È legittima la decadenza dall’incarico del revisore che falsamente dichiara un incarico precedente: è quanto affermato dal TAR Sicilia, Palermo, sez. II, nella sent. 1° febbraio 2024, n. 380.
Nel caso specifico, l’interessato aveva dichiarato, ai sensi degli artt. 46 e 47 del DPR n. 445/2000, di aver ricoperto l’incarico precedente per un periodo di tempo non inferiore ai tre anni e di accettare la condizione automatica di decadenza dalla nomina qualora, in sede di verifica, una o più dichiarazioni rese con l’istanza di partecipazione fossero risultate non veritiere.
Dopo la nomina da parte del Consiglio quale Presidente dell’organo di revisione, a seguito delle verifiche, si riscontrava che l’incarico dichiarato era stato svolto, in realtà, per circa due anni e non tre.
I giudici hanno evidenziato che, in questi casi, l’applicazione dell’art. 75 del DPR n. 445/2000 comporta l’automatica decadenza dalla nomina, non residuando, nell’applicazione della predetta norma, alcun margine di discrezionalità alle Amministrazioni che, in sede di controllo (d’ufficio) ex art. 71 del medesimo Testo Unico, si avvedano della (oggettiva) non veridicità delle autodichiarazioni, posto che tale norma prescinde, per la sua applicazione, dalla condizione soggettiva del dichiarante, attestandosi (unicamente) sul dato oggettivo della non veridicità delle dichiarazioni.
La giurisprudenza del Giudice d’appello ha avuto modo di chiarire che la ratio del citato art. 75 è quella di semplificare l’azione amministrativa, facendo leva sul principio di auto-responsabilità del dichiarante; con la conseguenza che la non veridicità di quanto dichiarato rileva sotto un profilo oggettivo e conduce alla decadenza dei benefici ottenuti con la dichiarazione non veritiera, indipendentemente da ogni indagine dell’Amministrazione sull’elemento soggettivo del dichiarante, atteso che non vi sono particolari risvolti sanzionatori in gioco, ma solo la necessità di una spedita esecuzione della legge sottesa al sistema di semplificazione (ex multis, di recente, Consiglio di Stato, sez. V, sent. 6 luglio 2020, n. 4303; sez. VI, sent. 20 agosto 2019, n. 5761).
Ne consegue, ulteriormente, che la disposizione non lascia margini di discrezionalità alle amministrazioni e non chiede alcuna valutazione circa il dolo o la colpa grave del dichiarante (Consiglio di Stato, sez. V, sent. 15 marzo 2017, n. 1172).

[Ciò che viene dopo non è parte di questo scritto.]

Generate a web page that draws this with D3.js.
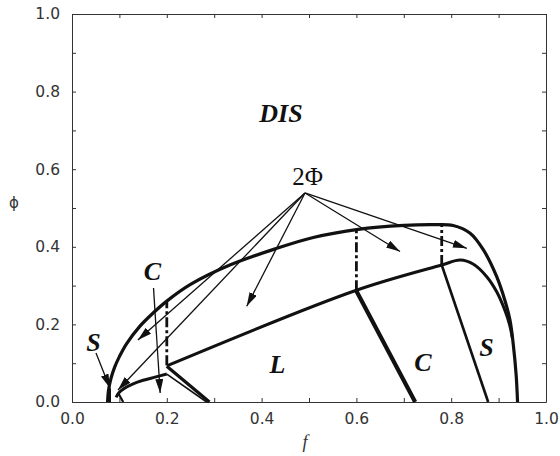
<!DOCTYPE html>
<html><head><meta charset="utf-8">
<script src="https://cdn.jsdelivr.net/npm/d3@7"></script>
<style>
html,body{margin:0;padding:0;background:#fff;}
svg{display:block;}
</style></head>
<body>
<svg id="chart" width="560" height="456"></svg>
<script>
// ---- data (f, phi) ----
const majorTicks = [0.0, 0.2, 0.4, 0.6, 0.8, 1.0];
const minorTicks = [0.1, 0.3, 0.5, 0.7, 0.9];
const tickLabels = ["0.0", "0.2", "0.4", "0.6", "0.8", "1.0"];

// outer 2Φ / DIS boundary
const outerCurve = [
  [0.075,0.0],[0.077,0.03],[0.082,0.06],[0.09,0.09],[0.1,0.117],[0.115,0.150],
  [0.143,0.195],[0.17,0.228],[0.2,0.260],[0.25,0.303],[0.333,0.353],[0.432,0.396],
  [0.509,0.424],[0.604,0.445],[0.70,0.455],[0.76,0.457],[0.804,0.455],[0.84,0.435],
  [0.868,0.392],[0.896,0.323],[0.913,0.263],[0.924,0.211],[0.931,0.148],[0.937,0.07],[0.94,0.0]
];
// inner 2Φ boundary (upper edge of L / C / S)
const innerCurve = [
  [0.2,0.093],[0.6,0.288],[0.78,0.353],[0.819,0.366],[0.847,0.355],[0.875,0.323],
  [0.896,0.284],[0.913,0.237],[0.923,0.200],[0.929,0.165]
];
// lower C boundary (left)
const lowerCCurve = [
  [0.093,0.012],[0.099,0.024],[0.11,0.035],[0.129,0.047],[0.15,0.056],[0.175,0.064],[0.2,0.072]
];
// straight phase boundaries to the f axis
const boundaryLines = [
  {name:"LC-left-a", pts:[[0.2,0.092],[0.29,0.0]], w:3.2},
  {name:"LC-left-b", pts:[[0.2,0.072],[0.284,0.0]], w:1.6},
  {name:"LC-right",  pts:[[0.6,0.286],[0.724,0.0]], w:4.2},
  {name:"CS-right",  pts:[[0.78,0.353],[0.878,0.0]], w:2.6},
  {name:"SC-left",   pts:[[0.08,0.0],[0.08,0.035]], w:2.2},
  {name:"SC-left2",  pts:[[0.098,0.022],[0.108,0.0]], w:2.2}
];
// dash-dot tie lines
const tieLines = [
  [[0.2,0.095],[0.2,0.260]],
  [[0.6,0.288],[0.6,0.445]],
  [[0.78,0.353],[0.78,0.457]]
];
// annotation arrows (from -> to)
const arrows = [
  [[0.4916,0.5387],[0.692,0.388]],
  [[0.4916,0.5387],[0.833,0.396]],
  [[0.4916,0.5387],[0.3686,0.2466]],
  [[0.4916,0.5387],[0.139,0.160]],
  [[0.4916,0.5387],[0.097,0.031]],
  [[0.172,0.294],[0.186,0.023]],
  [[0.0506,0.126],[0.080,0.036]]
];
// region labels
const labels = [
  {t:"DIS", f:0.441, p:0.722, bold:true},
  {t:"2\u03A6", f:0.497, p:0.559, bold:false},
  {t:"L", f:0.4335, p:0.0747, bold:true},
  {t:"C", f:0.7405, p:0.080, bold:true},
  {t:"S", f:0.8745, p:0.1186, bold:true},
  {t:"C", f:0.1698, p:0.3144, bold:true},
  {t:"S", f:0.0454, p:0.131, bold:true}
];

// ---- drawing ----
const svg = d3.select("#chart");
const x = d3.scaleLinear().domain([0,1]).range([72,546]);
const y = d3.scaleLinear().domain([0,1]).range([402,14]);
const axisColor = "#333";

svg.append("rect").attr("width",560).attr("height",456).attr("fill","#fff");

const defs = svg.append("defs");
defs.append("marker").attr("id","ah")
  .attr("viewBox","0 0 14 8").attr("refX",14).attr("refY",4)
  .attr("markerWidth",14).attr("markerHeight",8)
  .attr("markerUnits","userSpaceOnUse").attr("orient","auto")
  .append("path").attr("d","M0,0 L14,4 L0,8 Z").attr("fill","#111");

// axes
function styleAxis(g){
  g.selectAll("path.domain").attr("stroke",axisColor).attr("stroke-width",1);
  g.selectAll(".tick line").attr("stroke",axisColor);
  g.selectAll(".tick text").attr("fill","#333")
    .style("font-family","'DejaVu Sans', sans-serif").style("font-size","15.5px");
}
const allTicks = majorTicks.concat(minorTicks);
const fmt = v => { const i = majorTicks.indexOf(v); return i>=0 ? tickLabels[i] : ""; };

svg.append("g").attr("transform",`translate(0,${y(0)})`)
  .call(d3.axisBottom(x).tickValues(allTicks).tickFormat(fmt).tickSizeInner(-4).tickSizeOuter(0).tickPadding(11))
  .call(styleAxis);
svg.append("g").attr("transform",`translate(${x(0)},0)`)
  .call(d3.axisLeft(y).tickValues(allTicks).tickFormat(fmt).tickSizeInner(-4).tickSizeOuter(0).tickPadding(12))
  .call(styleAxis);
svg.append("g").attr("transform",`translate(0,${y(1)})`)
  .call(d3.axisTop(x).tickValues(allTicks).tickFormat("").tickSizeInner(-4).tickSizeOuter(0))
  .call(styleAxis);
svg.append("g").attr("transform",`translate(${x(1)},0)`)
  .call(d3.axisRight(y).tickValues(allTicks).tickFormat("").tickSizeInner(-4).tickSizeOuter(0))
  .call(styleAxis);

// axis titles
svg.append("text").attr("x",14).attr("y",208).attr("text-anchor","middle")
  .style("font-family","'DejaVu Sans', sans-serif").style("font-size","15px").attr("fill","#333")
  .text("\u03D5");
svg.append("text").attr("x",305).attr("y",448).attr("text-anchor","middle")
  .style("font-family","'Liberation Serif', serif").style("font-style","italic").style("font-size","18px").attr("fill","#333")
  .text("f");

const line = d3.line().x(d=>x(d[0])).y(d=>y(d[1]));
const smooth = d3.line().x(d=>x(d[0])).y(d=>y(d[1])).curve(d3.curveCatmullRom.alpha(0.5));

const plot = svg.append("g");

// tie lines
plot.selectAll("path.tie").data(tieLines).join("path").attr("class","tie")
  .attr("d",line).attr("fill","none").attr("stroke","#111")
  .attr("stroke-width",2.8).attr("stroke-dasharray","10,3,3,3");

// curves
plot.append("path").attr("d",smooth(outerCurve)).attr("fill","none")
  .attr("stroke","#111").attr("stroke-width",3.2).attr("stroke-linejoin","round");
plot.append("path").attr("d",smooth(innerCurve)).attr("fill","none")
  .attr("stroke","#111").attr("stroke-width",3).attr("stroke-linejoin","round");
plot.append("path").attr("d",smooth(lowerCCurve)).attr("fill","none")
  .attr("stroke","#111").attr("stroke-width",3);

plot.selectAll("path.bd").data(boundaryLines).join("path").attr("class","bd")
  .attr("d",d=>line(d.pts)).attr("fill","none").attr("stroke","#111")
  .attr("stroke-width",d=>d.w);

// arrows
plot.selectAll("path.arr").data(arrows).join("path").attr("class","arr")
  .attr("d",line).attr("fill","none").attr("stroke","#111")
  .attr("stroke-width",1.3).attr("marker-end","url(#ah)");

// labels
plot.selectAll("text.lab").data(labels).join("text").attr("class","lab")
  .attr("x",d=>x(d.f)).attr("y",d=>y(d.p)).attr("text-anchor","middle")
  .style("font-family","'Liberation Serif', 'Times New Roman', serif")
  .style("font-weight",d=>d.bold?"bold":"normal")
  .style("font-style",d=>d.bold?"italic":"normal")
  .style("font-size",d=>d.bold?"26px":"25px")
  .attr("fill","#111")
  .text(d=>d.t);
</script>
</body></html>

Secondo i giudici, inoltre, in ragione della rilevanza e della delicatezza dei compiti che la legge affida ai revisori degli enti locali, chiamati ad una generale attività di collaborazione con l’organo consiliare di tali enti, ed a rendere pareri su tutti i più rilevanti atti di programmazione economico finanziaria la previsione in parola non sia affatto irragionevole, è richiesta, in sostanza la piena affidabilità dei soggetti investiti delle citate funzioni: di conseguenza, la sanzione dell’automatica decadenza dalla nomina per il candidato che abbia reso dichiarazioni non veritiere appare del tutto congrua e proporzionata rispetto alle peculiari funzioni attribuite all’organo di revisione, ed all’ulteriore circostanza evidenziata dalla giurisprudenza amministrativa (cfr. C.G.A.R.S., sent. 22 dicembre 2015, n. 736) che, a tutela della sua indipendenza, tale organo è sostanzialmente inamovibile e l’incarico ad esso conferito è irrevocabile solo in ipotesi eccezionali.